En revanche, il n'y a pas contournement abusif de la loi pour la simple raison qu'un mandataire agréé fait opposition en son nom propre pour le compte d'un client ; en tout état de cause, le principe de la libre appréciation des preuves s'applique. La charge de la preuve appartient à celui qui invoque l'irrecevabilité de l'opposition. L'existence d'un contournement abusif de la loi doit être établie sur la base d'une preuve claire et sans équivoque, qui emporte la conviction de l'instance appelée à statuer.
L'ancienne jurisprudence pertinente (cf. T 10/82, JO 1983, 407 ; T 635/88, JO 1993, 608 ; T 25/85, JO 1996, 81 ; T 582/90, T 289/91, JO 1994, 649 ; T 548/91, T 339/93, T 590/93, JO 1995, 337 ; T 798/93, JO 1997, 363) a été annulée et remplacée par les décisions G 3/97 et G 4/97.
Dans l'affaire T 2365/11, l'acte d'opposition avait été déposé par une personne physique. Cependant, dans un document (destiné à indiquer la langue qui serait utilisée au cours de la procédure orale), le mandataire de l'opposant avait mentionné une certaine société comme étant l'opposant. De l'avis du titulaire du brevet, il y avait eu un contournement abusif de la loi. La chambre a estimé que l'opposant avait été clairement identifié dans l'acte d'opposition. La question de savoir si cet opposant correctement identifié avait agi ou non pour le compte d'un tiers n'avait aucune incidence sur la recevabilité de l'opposition. Dans l'affaire en cause, aucune des situations décrites dans la décision G 3/97 (points 1 b) et c) du dispositif) comme constituant un contournement abusif de la loi ne se présentait.
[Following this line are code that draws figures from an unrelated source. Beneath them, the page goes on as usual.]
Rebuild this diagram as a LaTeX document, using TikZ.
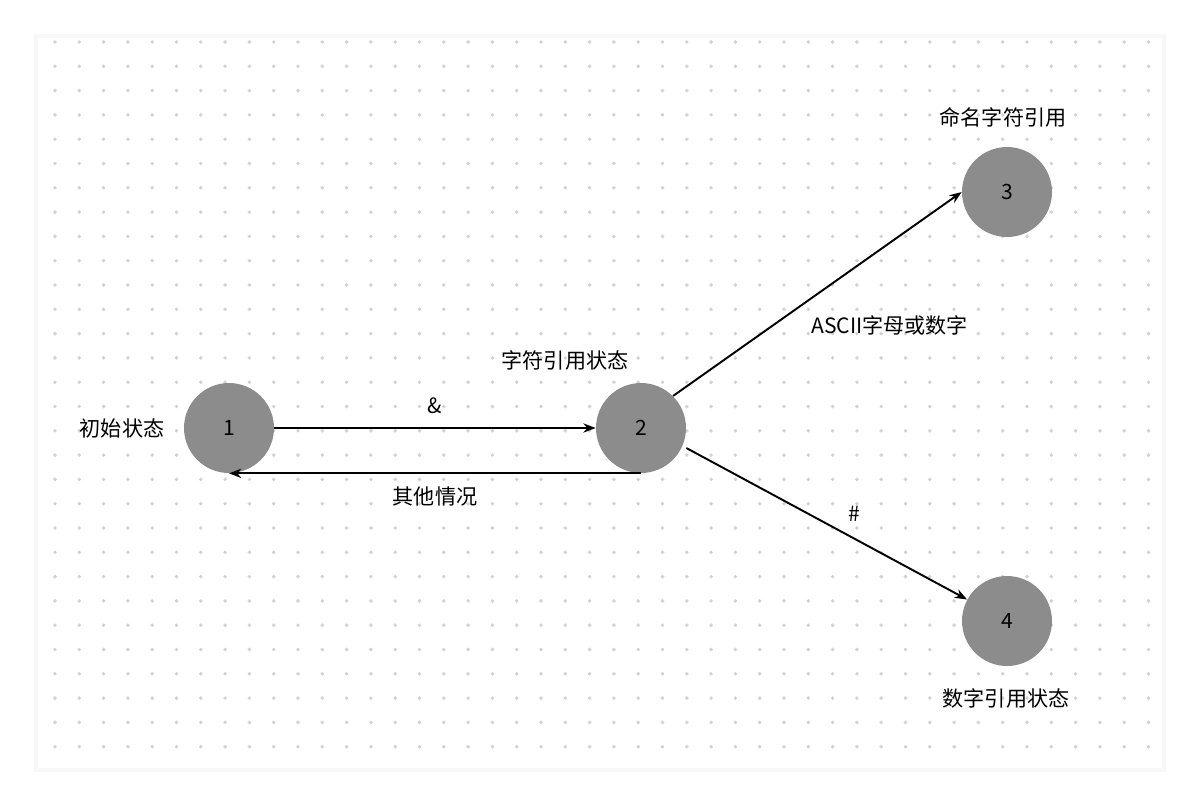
\documentclass[tikz,border=0pt]{standalone}
\usepackage{fontspec}
\setmainfont{Noto Sans CJK SC}
\usetikzlibrary{arrows.meta, positioning}
\definecolor{stategray}{HTML}{8C8C8C}
\definecolor{dotgray}{HTML}{D2D2D2}

\begin{document}
\begin{tikzpicture}[
      x=0.02cm, y=-0.02cm,
      state/.style={circle, fill=stategray, minimum size=1.8cm, inner sep=0pt, font=\large},
      edge/.style={line width=1.1pt, -{Stealth[length=7pt]}},
      lbl/.style={font=\large}
    ]

    % Background and card
    \useasboundingbox (0,0) rectangle (1200,806);
    \fill[white] (0,0) rectangle (1200,806);
    \fill[black!3] (34,34) rectangle (1166,772);
    \fill[white] (38,38) rectangle (1162,768);
    \foreach \i in {0,...,45} {
      \foreach \j in {0,...,29} {
        \fill[dotgray] (55+24.3*\i, 42+24.3*\j) circle (1.1pt);
      }
    }

    % States
    \node[state] (s1) at (229,428) {1};
    \node[state] (s2) at (641,428) {2};
    \node[state] (s3) at (1007,192) {3};
    \node[state] (s4) at (1007,621) {4};

    \node[lbl] (init) at (122,428) {初始状态};
    \node[lbl] (charref) at (565,360) {字符引用状态};
    \node[lbl] (named) at (1003,117) {命名字符引用};
    \node[lbl] (numeric) at (1006,698) {数字引用状态};

    % Transitions
    \draw[edge] (s1) -- node[lbl, above=4pt] {\&} (s2);
    \draw[edge] (s2.south) -- node[lbl, below=4pt] {其他情况} (s1.south);
    \draw[edge] (s2.north east) -- node[lbl, pos=0.75, yshift=-1.64cm] {ASCII字母或数字} (s3.west);
    \draw[edge] ([yshift=-0.4cm]s2.east) -- node[lbl, pos=0.6, above=6pt] {\#} (s4);

  \end{tikzpicture}
\end{document}
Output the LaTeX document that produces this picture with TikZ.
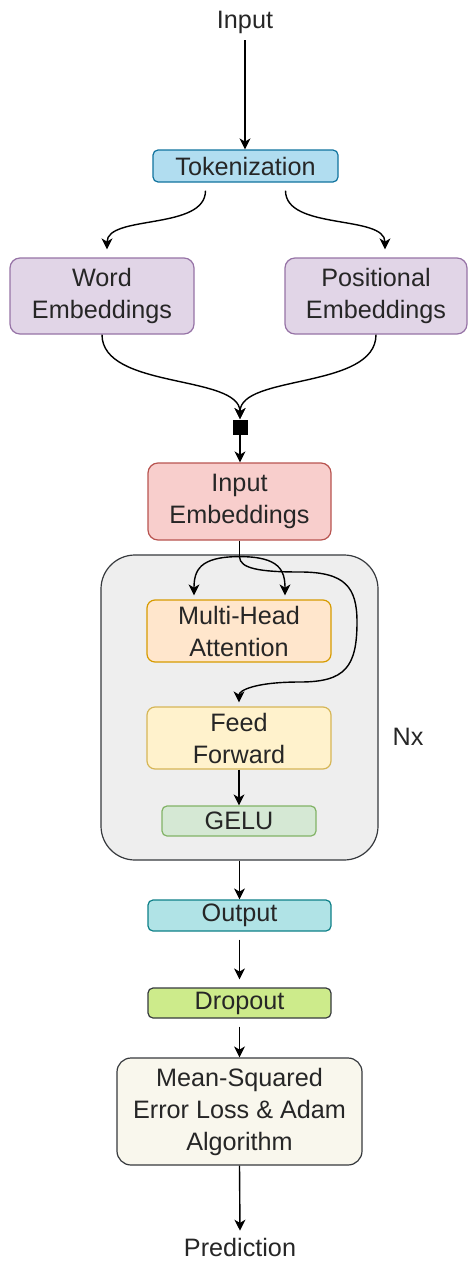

Les affaires parallèles T 1553/06 et T 2/09 intéressant les mêmes parties mais portant sur des brevets différents, ont été traitées par la même chambre. Considérant la question de la recevabilité des oppositions respectives, la chambre a notamment examiné si les parties et leurs mandataires avaient collaboré sur un dossier-test afin d'obtenir des réponses de l'OEB à des questions juridiques particulières concernant l'état de la technique. Suivant les principes énoncés dans les décisions G 9/93 et G 3/97, la chambre a souligné que le caractère contentieux d'une procédure d'opposition était une condition nécessaire à la recevabilité de cette dernière et elle a examiné si un abus de la procédure rendait l'opposition irrecevable au motif que l'opposant avait agi pour le compte du titulaire du brevet ("homme de paille"). La chambre n'a constaté aucun contournement abusif de la loi, ne voyant aucune raison de douter de l'argument avancé par les parties selon lequel l'opposant n'était lié par aucune instruction du titulaire de brevet ou du comité d'étude. Le seul fait qu'une opposition est formée dans le cadre d'un dossier-test ne suffit pas à rendre celle-ci irrecevable pour autant que le déroulement de la procédure qui en résulte soit contentieux en cela que les parties défendent pour l'essentiel des positions divergentes. Les oppositions respectives ont donc été jugées recevables.